▶ **Directions**:
Copy each line below in which the word "chart" occurs.
[START Collected data]
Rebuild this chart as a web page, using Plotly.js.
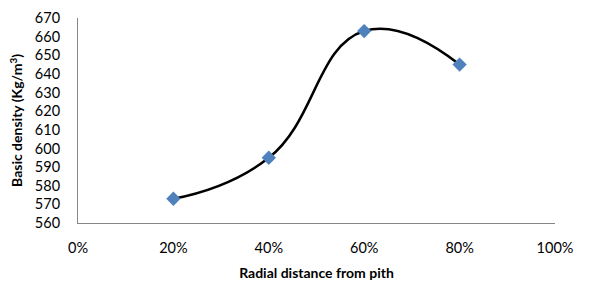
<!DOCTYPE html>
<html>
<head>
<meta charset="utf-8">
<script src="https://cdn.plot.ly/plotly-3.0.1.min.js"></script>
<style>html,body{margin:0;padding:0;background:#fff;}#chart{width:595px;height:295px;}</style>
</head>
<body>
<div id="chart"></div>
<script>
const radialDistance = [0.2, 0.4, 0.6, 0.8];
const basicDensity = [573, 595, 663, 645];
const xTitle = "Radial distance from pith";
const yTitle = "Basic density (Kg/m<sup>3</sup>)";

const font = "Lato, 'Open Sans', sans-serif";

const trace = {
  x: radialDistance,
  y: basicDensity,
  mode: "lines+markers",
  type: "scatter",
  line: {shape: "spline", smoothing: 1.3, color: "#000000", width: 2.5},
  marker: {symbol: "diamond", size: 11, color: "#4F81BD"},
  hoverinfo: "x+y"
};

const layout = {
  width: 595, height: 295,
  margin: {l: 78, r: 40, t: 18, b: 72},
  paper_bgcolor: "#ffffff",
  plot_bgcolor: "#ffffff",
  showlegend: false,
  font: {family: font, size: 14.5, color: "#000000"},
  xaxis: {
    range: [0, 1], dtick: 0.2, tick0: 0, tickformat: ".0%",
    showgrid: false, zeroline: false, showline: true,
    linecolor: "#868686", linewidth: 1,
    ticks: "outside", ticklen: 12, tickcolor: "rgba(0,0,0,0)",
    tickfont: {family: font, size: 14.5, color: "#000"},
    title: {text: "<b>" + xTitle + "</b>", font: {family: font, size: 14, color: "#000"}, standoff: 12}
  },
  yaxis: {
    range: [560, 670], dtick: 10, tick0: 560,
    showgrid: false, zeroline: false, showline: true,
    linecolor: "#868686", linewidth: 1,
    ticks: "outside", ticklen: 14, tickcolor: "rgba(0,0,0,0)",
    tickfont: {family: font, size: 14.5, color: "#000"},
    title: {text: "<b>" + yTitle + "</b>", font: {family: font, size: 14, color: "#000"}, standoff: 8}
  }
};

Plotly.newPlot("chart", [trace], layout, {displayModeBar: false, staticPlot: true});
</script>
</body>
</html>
[END Collected data]
▶ **Problem solution**:
Rebuild this chart as a web page, using Plotly.js.
<style>html,body{margin:0;padding:0;background:#fff;}#chart{width:595px;height:295px;}</style>
<div id="chart"></div>
Plotly.newPlot("chart", [trace], layout, {displayModeBar: false, staticPlot: true});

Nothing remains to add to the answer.